**Task data**:

- - - - - - -

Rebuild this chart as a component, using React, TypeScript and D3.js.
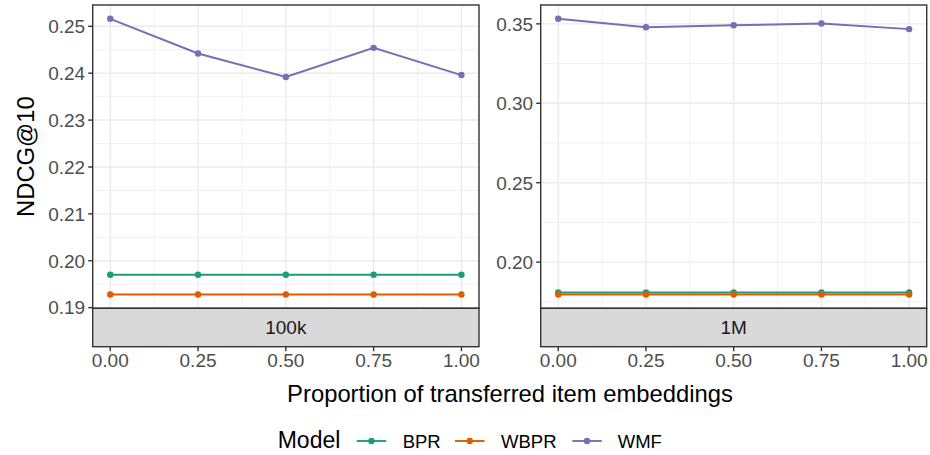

- - - - - - -

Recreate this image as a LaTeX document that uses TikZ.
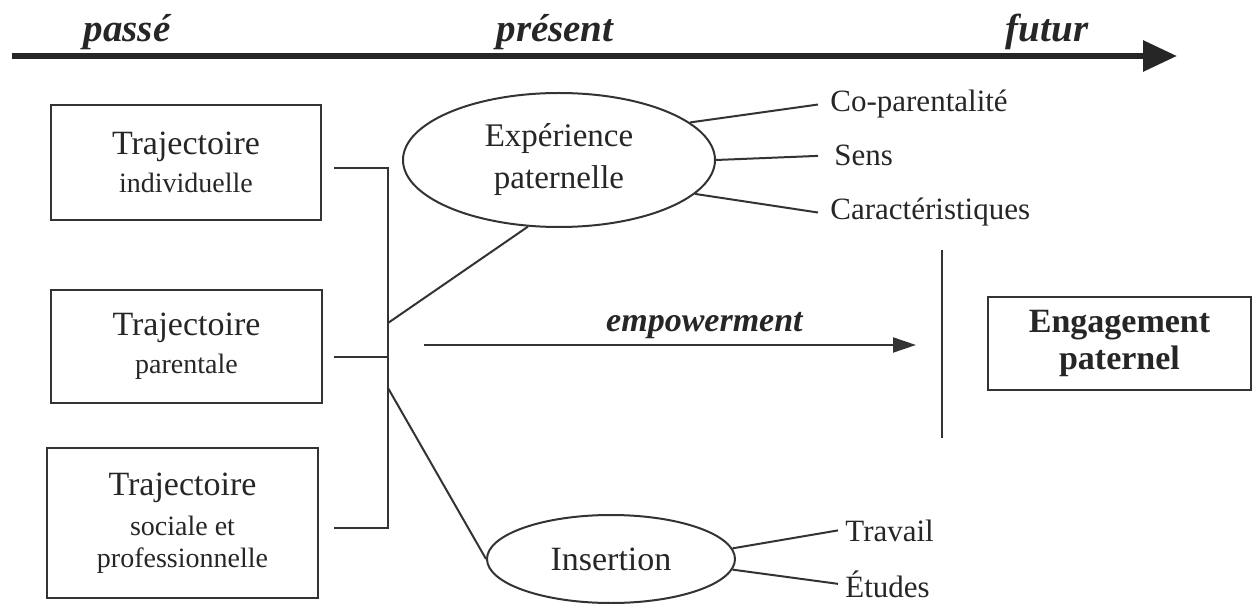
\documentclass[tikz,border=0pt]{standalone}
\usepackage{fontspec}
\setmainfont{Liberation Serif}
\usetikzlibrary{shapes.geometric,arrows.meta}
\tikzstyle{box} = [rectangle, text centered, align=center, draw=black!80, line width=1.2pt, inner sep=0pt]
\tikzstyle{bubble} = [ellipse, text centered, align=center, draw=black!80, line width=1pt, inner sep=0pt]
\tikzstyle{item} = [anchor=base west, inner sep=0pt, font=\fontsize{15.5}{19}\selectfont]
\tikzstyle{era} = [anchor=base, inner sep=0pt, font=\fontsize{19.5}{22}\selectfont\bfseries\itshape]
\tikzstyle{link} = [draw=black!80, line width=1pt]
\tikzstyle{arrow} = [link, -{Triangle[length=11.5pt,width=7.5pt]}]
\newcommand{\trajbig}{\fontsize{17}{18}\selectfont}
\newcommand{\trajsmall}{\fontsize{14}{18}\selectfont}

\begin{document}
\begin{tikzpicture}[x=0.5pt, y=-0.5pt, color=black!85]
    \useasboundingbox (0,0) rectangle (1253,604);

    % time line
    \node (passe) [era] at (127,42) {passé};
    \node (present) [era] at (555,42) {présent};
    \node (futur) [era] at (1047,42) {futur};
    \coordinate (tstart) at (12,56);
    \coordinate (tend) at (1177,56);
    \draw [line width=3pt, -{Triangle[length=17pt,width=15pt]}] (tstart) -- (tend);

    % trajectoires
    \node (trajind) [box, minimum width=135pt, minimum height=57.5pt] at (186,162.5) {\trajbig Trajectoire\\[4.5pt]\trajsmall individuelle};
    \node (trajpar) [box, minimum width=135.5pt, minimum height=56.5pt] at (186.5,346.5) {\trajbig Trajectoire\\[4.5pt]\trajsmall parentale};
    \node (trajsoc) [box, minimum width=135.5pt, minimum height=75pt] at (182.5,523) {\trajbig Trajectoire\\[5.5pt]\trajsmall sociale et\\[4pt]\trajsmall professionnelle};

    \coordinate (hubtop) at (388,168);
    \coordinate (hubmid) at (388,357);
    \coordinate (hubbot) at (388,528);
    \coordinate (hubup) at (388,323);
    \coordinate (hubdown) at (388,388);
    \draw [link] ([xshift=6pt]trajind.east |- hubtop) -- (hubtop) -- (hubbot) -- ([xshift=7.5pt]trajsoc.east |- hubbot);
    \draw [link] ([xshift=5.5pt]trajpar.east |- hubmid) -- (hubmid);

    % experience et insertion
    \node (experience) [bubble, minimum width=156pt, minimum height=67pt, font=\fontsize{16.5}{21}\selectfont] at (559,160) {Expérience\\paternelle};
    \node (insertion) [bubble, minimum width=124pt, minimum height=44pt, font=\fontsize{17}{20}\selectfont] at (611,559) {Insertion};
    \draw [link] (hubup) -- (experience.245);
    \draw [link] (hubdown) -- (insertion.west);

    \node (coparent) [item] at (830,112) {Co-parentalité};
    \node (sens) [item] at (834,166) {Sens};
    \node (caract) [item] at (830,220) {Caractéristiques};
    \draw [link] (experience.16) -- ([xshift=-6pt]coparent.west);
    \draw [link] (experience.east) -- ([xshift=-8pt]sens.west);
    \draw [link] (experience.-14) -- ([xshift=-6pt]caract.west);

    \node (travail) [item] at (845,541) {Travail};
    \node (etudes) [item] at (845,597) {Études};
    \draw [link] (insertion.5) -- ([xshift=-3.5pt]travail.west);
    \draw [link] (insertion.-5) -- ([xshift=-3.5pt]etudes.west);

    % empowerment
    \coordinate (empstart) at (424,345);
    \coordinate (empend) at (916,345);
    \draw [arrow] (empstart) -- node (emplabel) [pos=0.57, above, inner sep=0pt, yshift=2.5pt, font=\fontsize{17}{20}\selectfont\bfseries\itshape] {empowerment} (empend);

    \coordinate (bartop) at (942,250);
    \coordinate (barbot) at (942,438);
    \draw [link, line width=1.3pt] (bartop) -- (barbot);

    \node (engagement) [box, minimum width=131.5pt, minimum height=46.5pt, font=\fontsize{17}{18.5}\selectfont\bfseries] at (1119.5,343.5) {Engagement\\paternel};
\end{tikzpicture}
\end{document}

- - - - - - -

Only the lines from the one with "Recreate this image" through the one with "(tstart) -- (tend);" belong in your copy; retype them exactly and drop any pictures.

Recreate this image as a LaTeX document that uses TikZ.
\documentclass[tikz,border=0pt]{standalone}
\usepackage{fontspec}
\setmainfont{Liberation Serif}
\usetikzlibrary{shapes.geometric,arrows.meta}
\tikzstyle{box} = [rectangle, text centered, align=center, draw=black!80, line width=1.2pt, inner sep=0pt]
\tikzstyle{bubble} = [ellipse, text centered, align=center, draw=black!80, line width=1pt, inner sep=0pt]
\tikzstyle{item} = [anchor=base west, inner sep=0pt, font=\fontsize{15.5}{19}\selectfont]
\tikzstyle{era} = [anchor=base, inner sep=0pt, font=\fontsize{19.5}{22}\selectfont\bfseries\itshape]
\tikzstyle{link} = [draw=black!80, line width=1pt]
\tikzstyle{arrow} = [link, -{Triangle[length=11.5pt,width=7.5pt]}]
\newcommand{\trajbig}{\fontsize{17}{18}\selectfont}
\newcommand{\trajsmall}{\fontsize{14}{18}\selectfont}

\begin{document}
\begin{tikzpicture}[x=0.5pt, y=-0.5pt, color=black!85]
    \useasboundingbox (0,0) rectangle (1253,604);

    % time line
    \node (passe) [era] at (127,42) {passé};
    \node (present) [era] at (555,42) {présent};
    \node (futur) [era] at (1047,42) {futur};
    \coordinate (tstart) at (12,56);
    \coordinate (tend) at (1177,56);
    \draw [line width=3pt, -{Triangle[length=17pt,width=15pt]}] (tstart) -- (tend);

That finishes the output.